User complaints and defections to rival services have risen, and in recent months, some developers have even said that they've suspended work on their Twitter-related projects. But as these problems have crested, Twitter has been increasingly open about what executives say is a large-scale, ground-up architectural revamp aimed at improving the service's stability.

The company has avoided detailing timing or technical specifics. But cofounder Biz Stone said in an e-mail interview last week that the changes are under way, and that users should already be benefiting from the results.

"We are improving the system organically," Stone says. "We are already seeing correspondingly gradual improvements in stability as a result of our piece-by-piece improvements."

Twitter's service allows users to post 140-character messages online, and it lets other users receive these messages on cell phones or computers. According to the company's engineers, the service was originally built using "technologies and practices" suited to a content management system. Such systems generally use databases to organize content for publication, whether online or in print. The content management system used to produce this page, for example, has separate database entries for the story's title, the author's name, the date of publication, and the like. Although such systems allow users to create and revise content, they are not designed for real-time exchange of data.
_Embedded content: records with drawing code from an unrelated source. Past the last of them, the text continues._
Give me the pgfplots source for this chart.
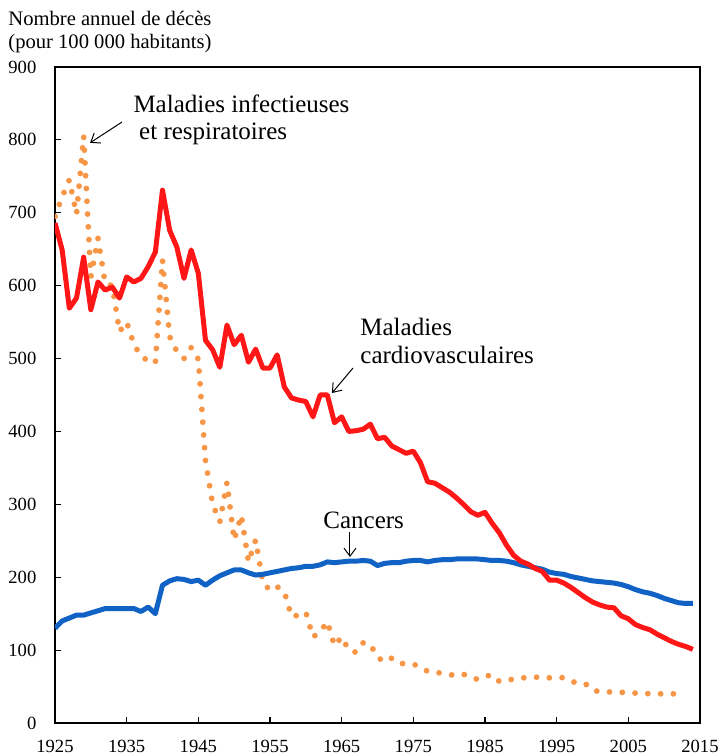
\documentclass[border=0pt]{standalone}
\usepackage{fontspec}
\setmainfont{Liberation Serif}
\usepackage{pgfplots}
\pgfplotsset{compat=1.18}
\usetikzlibrary{arrows.meta}
\definecolor{cvred}{RGB}{255,22,22}
\definecolor{cablue}{RGB}{16,99,196}
\definecolor{inforange}{RGB}{247,150,70}

\pgfplotstableread{
year val
1925 686
1926 649
1927 569
1928 583
1929 639
1930 567
1931 605
1932 594
1933 598
1934 583
1935 612
1936 605
1937 610
1938 626
1939 646
1940 731
1941 676
1942 653
1943 610
1944 649
1945 617
1946 525
1947 512
1948 488
1949 546
1950 519
1951 532
1952 495
1953 513
1954 487
1955 487
1956 505
1957 461
1958 446
1959 443
1960 441
1961 420
1962 450
1963 450
1964 412
1965 420
1966 400
1967 401
1968 403
1969 410
1970 390
1971 392
1972 380
1973 375
1974 370
1975 373
1976 357
1977 331
1978 329
1979 323
1980 317
1981 309
1982 300
1983 290
1984 285
1985 289
1986 274
1987 261
1988 244
1989 230
1990 222
1991 218
1992 212
1993 208
1994 196
1995 196
1996 192
1997 186
1998 179
1999 172
2000 166
2001 162
2002 159
2003 158
2004 147
2005 143
2006 135
2007 131
2008 128
2009 122
2010 117
2011 112
2012 108
2013 105
2014 101
}\cardio

\pgfplotstableread{
year val
1925 130
1926 140
1927 144
1928 148
1929 148
1930 151
1931 154
1932 157
1933 157
1934 157
1935 157
1936 157
1937 153
1938 159
1939 150
1940 189
1941 195
1942 198
1943 197
1944 194
1945 196
1946 189
1947 196
1948 202
1949 206
1950 210
1951 210
1952 206
1953 203
1954 204
1955 206
1956 208
1957 210
1958 212
1959 213
1960 215
1961 215
1962 217
1963 221
1964 220
1965 221
1966 222
1967 222
1968 223
1969 222
1970 216
1971 219
1972 220
1973 220
1974 222
1975 223
1976 223
1977 221
1978 223
1979 224
1980 224
1981 225
1982 225
1983 225
1984 225
1985 224
1986 223
1987 223
1988 222
1989 220
1990 217
1991 215
1992 213
1993 211
1994 207
1995 205
1996 204
1997 201
1998 199
1999 197
2000 195
2001 194
2002 193
2003 192
2004 190
2005 187
2006 183
2007 180
2008 178
2009 175
2010 171
2011 168
2012 165
2013 164
2014 164
}\cancers

\pgfplotstableread{
year val
1925 695
1926 722
1927 745
1928 698
1929 805
1930 612
1931 665
1932 603
1933 600
1934 537
1935 550
1936 520
1937 503
1938 497
1939 494
1940 635
1941 530
1942 510
1943 500
1944 515
1945 499
1946 360
1947 300
1948 276
1949 330
1950 251
1951 285
1952 221
1953 251
1954 193
1955 182
1956 187
1957 180
1958 146
1959 148
1960 152
1961 118
1962 125
1963 139
1964 106
1965 118
1966 100
1967 97
1968 110
1969 108
1970 90
1971 84
1972 89
1973 82
1974 81
1975 81
1976 76
1977 71
1978 70
1979 68
1980 66
1981 66
1982 67
1983 62
1984 60
1985 64
1986 66
1987 57
1988 59
1989 60
1990 62
1991 62
1992 63
1993 62
1994 62
1995 63
1996 62
1997 57
1998 55
1999 54
2000 45
2001 43
2002 43
2003 42
2004 42
2005 42
2006 41
2007 41
2008 40
2009 40
2010 40
2011 40
2012 40
2013 39
}\infect

\begin{document}
\begin{tikzpicture}
\useasboundingbox (-27.5pt,-16.5pt) rectangle (332.5pt,361.5pt);
\begin{axis}[
  name=ax, anchor=south west, at={(0,0)},
  scale only axis, width=322.5pt, height=328pt,
  xmin=1925, xmax=2015, ymin=0, ymax=900,
  xtick={1925,1935,...,2015}, ytick={0,100,...,900},
  tick align=inside, xtick pos=bottom, ytick pos=left,
  major tick length=3pt,
  axis line style={line width=0.8pt},
  every tick/.style={black, line width=0.6pt},
  /pgf/number format/1000 sep={},
  /pgf/number format/assume math mode=true,
  tick label style={font=\fontsize{9.3}{11}\selectfont},
  yticklabel style={xshift=-5.8pt},
  xticklabel style={yshift=-5.2pt},
  clip mode=individual,
]
\addplot[inforange, line width=2.9pt, line cap=round, line join=round, dash pattern=on 0pt off 6.4pt] table[x=year,y=val] {\infect};
\addplot[cablue, line width=2.5pt, line join=round] table[x=year,y=val] {\cancers};
\addplot[cvred, line width=2.5pt, line join=round] table[x=year,y=val] {\cardio};

\node[anchor=base west, inner sep=0pt, font=\fontsize{12.5}{14}\selectfont] at (axis cs:1935.9,837) {Maladies infectieuses};
\node[anchor=base west, inner sep=0pt, font=\fontsize{12.5}{14}\selectfont] at (axis cs:1936.7,800) {et respiratoires};
\draw[-{Straight Barb[length=4pt,width=6pt]}, line width=0.5pt] (axis cs:1934.35,824.5) -- (axis cs:1929.9,796);

\node[anchor=base west, inner sep=0pt, font=\fontsize{12.5}{14}\selectfont] at (axis cs:1967.56,532.3) {Maladies};
\node[anchor=base west, inner sep=0pt, font=\fontsize{12.5}{14}\selectfont] at (axis cs:1967.56,493.9) {cardiovasculaires};
\draw[-{Straight Barb[length=4pt,width=6pt]}, line width=0.5pt] (axis cs:1966.58,487) -- (axis cs:1963.65,452.7);

\node[anchor=base west, inner sep=0pt, font=\fontsize{12.5}{14}\selectfont] at (axis cs:1962.4,267.5) {Cancers};
\draw[-{Straight Barb[length=4pt,width=6pt]}, line width=0.5pt] (axis cs:1966.16,262) -- (axis cs:1966.16,227.7);
\end{axis}
\node[anchor=north west, inner sep=0pt, align=left, font=\fontsize{10.3}{11.6}\selectfont] at ([xshift=-23.5pt, yshift=28pt]ax.north west) {Nombre annuel de décès\\(pour 100 000 habitants)};
\end{tikzpicture}
\end{document}
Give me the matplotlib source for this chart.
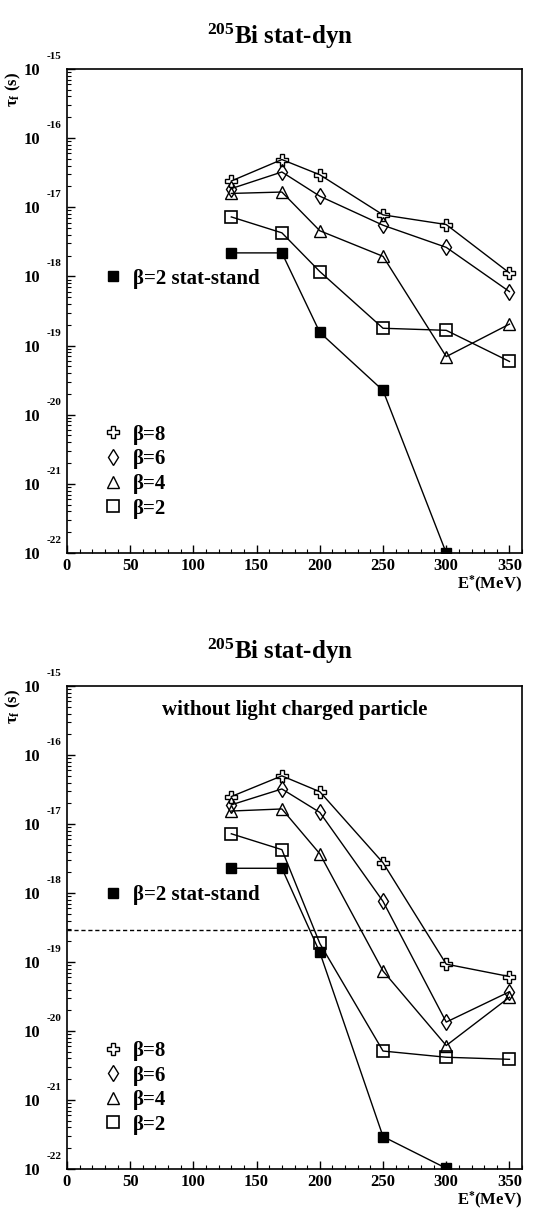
import numpy as np
import matplotlib.pyplot as plt
from matplotlib.lines import Line2D

plt.rcParams['font.family'] = ['Liberation Serif', 'DejaVu Serif']
plt.rcParams['font.weight'] = 'bold'
plt.rcParams['mathtext.fontset'] = 'custom'
plt.rcParams['mathtext.rm'] = 'Liberation Serif:bold'
plt.rcParams['mathtext.bf'] = 'Liberation Serif:bold'
plt.rcParams['mathtext.it'] = 'Liberation Serif:bold'

# excitation energies (MeV)
energy = [130, 170, 200, 250, 300, 350]
energy_ss = [130, 170, 200, 250, 300]

# log10 of fission time, top panel (stat-dyn)
top_b8 = [-16.62, -16.31, -16.53, -17.11, -17.25, -17.95]
top_b6 = [-16.73, -16.49, -16.84, -17.26, -17.58, -18.22]
top_b4 = [-16.80, -16.78, -17.34, -17.71, -19.16, -18.69]
top_b2 = [-17.14, -17.37, -17.93, -18.75, -18.78, -19.23]
top_ss = [-17.66, -17.66, -18.81, -19.65, -22.0]

# bottom panel (without light charged particle)
bot_b8 = [-16.60, -16.30, -16.53, -17.56, -19.03, -19.21]
bot_b6 = [-16.72, -16.49, -16.83, -18.12, -19.87, -19.43]
bot_b4 = [-16.81, -16.78, -17.43, -19.13, -20.21, -19.51]
bot_b2 = [-17.14, -17.37, -18.73, -20.29, -20.38, -20.41]
bot_ss = [-17.64, -17.64, -18.86, -21.53, -21.99]
dashed_level = 2.9e-19

styles = {
    'b8': dict(marker='P', ms=9, mfc='none', mec='black', mew=1.0),
    'b6': dict(marker='d', ms=8, mfc='none', mec='black', mew=1.0),
    'b4': dict(marker='^', ms=9, mfc='none', mec='black', mew=1.0),
    'b2': dict(marker='s', ms=8, mfc='none', mec='black', mew=1.2),
    'ss': dict(marker='s', ms=7, mfc='black', mec='black', mew=1.0),
}


def draw_panel(ax, b8, b6, b4, b2, ss):
    for key, vals in [('b8', b8), ('b6', b6), ('b4', b4), ('b2', b2)]:
        ax.plot(energy, 10.0**np.array(vals), color='black', lw=1.0, **styles[key])
    ax.plot(energy_ss, 10.0**np.array(ss), color='black', lw=1.0, **styles['ss'])
    ax.set_yscale('log')
    ax.set_ylim(1e-22, 1e-15)
    ax.set_xlim(0, 360)
    ax.set_xticks(np.arange(0, 351, 50))
    ax.set_xticks(np.arange(0, 361, 10), minor=True)
    ax.set_yticks([10.0**k for k in range(-22, -14)])
    ax.set_yticklabels(['10'] * 8)
    ax.tick_params(which='both', direction='in', right=False, top=False)
    ax.tick_params(axis='y', which='major', length=6, width=1.0, pad=19, labelsize=12)
    ax.tick_params(axis='y', which='minor', length=3, width=0.8)
    ax.tick_params(axis='x', which='major', length=6, width=1.0, pad=3.5, labelsize=12)
    ax.tick_params(axis='x', which='minor', length=3, width=0.8)
    for s in ax.spines.values():
        s.set_linewidth(1.2)
    for k in range(-22, -14):
        ax.annotate(str(k), xy=(0, 10.0**k), xycoords=('axes fraction', 'data'),
                    xytext=(-14.5, 9.0), textcoords='offset points',
                    ha='left', va='center', fontsize=8, fontweight='bold')
    ax.text(-0.117, 0.995, r'$\mathrm{\tau_f}$ (s)', transform=ax.transAxes,
            rotation=90, ha='center', va='top', fontsize=12)
    ax.text(1.0, -0.066, r'E$^{*}$(MeV)', transform=ax.transAxes,
            ha='right', va='center', fontsize=12)

    h_ss = [Line2D([], [], linestyle='none', color='black', **styles['ss'])]
    leg1 = ax.legend(h_ss, [r'β=2 stat-stand'], loc='center left',
                     bbox_to_anchor=(0.037, 0.567), frameon=False,
                     handlelength=1.0, handletextpad=0.45, fontsize=15)
    ax.add_artist(leg1)
    h_b = [Line2D([], [], linestyle='none', color='black', **styles[k])
           for k in ['b8', 'b6', 'b4', 'b2']]
    ax.legend(h_b, ['β=8', 'β=6', 'β=4', 'β=2'], loc='center left',
              bbox_to_anchor=(0.037, 0.168), frameon=False,
              handlelength=1.0, handletextpad=0.45, labelspacing=0.22,
              fontsize=15)


fig = plt.figure(figsize=(5.55, 12.10), dpi=100)
ax1 = fig.add_axes([0.1207, 0.543, 0.820, 0.400])
ax2 = fig.add_axes([0.1207, 0.0339, 0.820, 0.399])

draw_panel(ax1, top_b8, top_b6, top_b4, top_b2, top_ss)
draw_panel(ax2, bot_b8, bot_b6, bot_b4, bot_b2, bot_ss)
ax2.axhline(dashed_level, color='black', lw=1.0, ls=(0, (3, 2)))
ax2.text(0.5, 0.95, 'without light charged particle', transform=ax2.transAxes,
         ha='center', va='center', fontsize=15)

fig.text(0.505, 1 - 36 / 1210, r'$^{205}$Bi stat-dyn', ha='center', va='center', fontsize=18)
fig.text(0.505, 1 - 651 / 1210, r'$^{205}$Bi stat-dyn', ha='center', va='center', fontsize=18)

fig.savefig('out.png', dpi=100)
But Twitter evolved quickly into a genuine communications network, with its own unique, fast-paced style of conversation and group messaging. The various hacks that Twitter's engineers used to turn a content management system into a messaging service haven't prevented persistent collapse.

The system's faults have been much dissected online. Twitter was originally written using the Ruby on Rails development framework, which provides considerable programming power and flexibility but is slow in interactions with a back-end database during heavy use. Nor was the system's original MySQL database structure well suited to handling the complex, fast-paced network of queries spawned by users "following" the updates of thousands of others.

The Twitter team's responses have been akin to triage at times: turning off features such as the ability to use the service through instant-messaging programs, or temporarily shutting down the "Reply" function, an extremely popular means of facilitating conversations between users.

The company has also periodically, and unpredictably, changed the frequency with which external applications can request Twitter data by using the company's application programming interface (API), a particular thorn in the side of developers who use this conduit for their own applications.

But after a particularly painful May and June, in which downtimes were unusually frequent and protracted, the company may be turning a corner.